Scanning at a resolution higher than what is contained in the image will not result in more detail. I.e. if your picture is of a white wall there is little detail to resolve, so there is no point in scanning it at higher resolutions. But if you scan the image of the white wall and print it at less than ~ 100PPI output size the resulting image may be obviously pixelated.

It is theoretically possible for a negative to contain more than 20,000 DPI/PPI of resolution (1.3 micron airy disks at f/1); but something like 1000-2000 DPI/PPI is much more common, and at something less than 1000 DPI/PPI is where an image becomes apparently degraded (unsharp). But that is at the negative size... at the print size the PPI/DPI is much less. i.e. a 35mm negative (or FF sensor) requires 7.25x enlargement to create a 10" print; and that 1000 DPI/PPI at the negative/sensor results in 138 DPI/PPI at 10" display/print (approaching readily visible degradation).
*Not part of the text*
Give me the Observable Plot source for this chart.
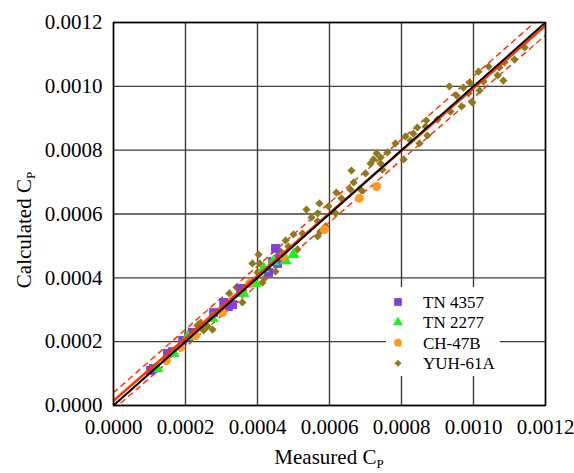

Another way of looking at the scan resolution is as magnification... if you want to do very fine/detailed restoration edits it can help to work at a higher magnification (w/o pixelation); and a 600DPI scan will be 2x the size as a 300DPI scan when viewed at the same zoom level (and when reaching pixelation). Part of the reason for editing at such resolutions/levels is so that the individual edits (dots/lines/etc) become "invisible" when the image is finally output at a lower resolution.

Whether the image is in color or B&W doesn't change any of this, nor does doing color separation. There is no benefit to scanning at a resolution higher than what you need; but there are definite negatives to scanning at less than you need. For most the question really becomes "do you know what you actually need?" And the answer is often "no, not really."... so scan higher.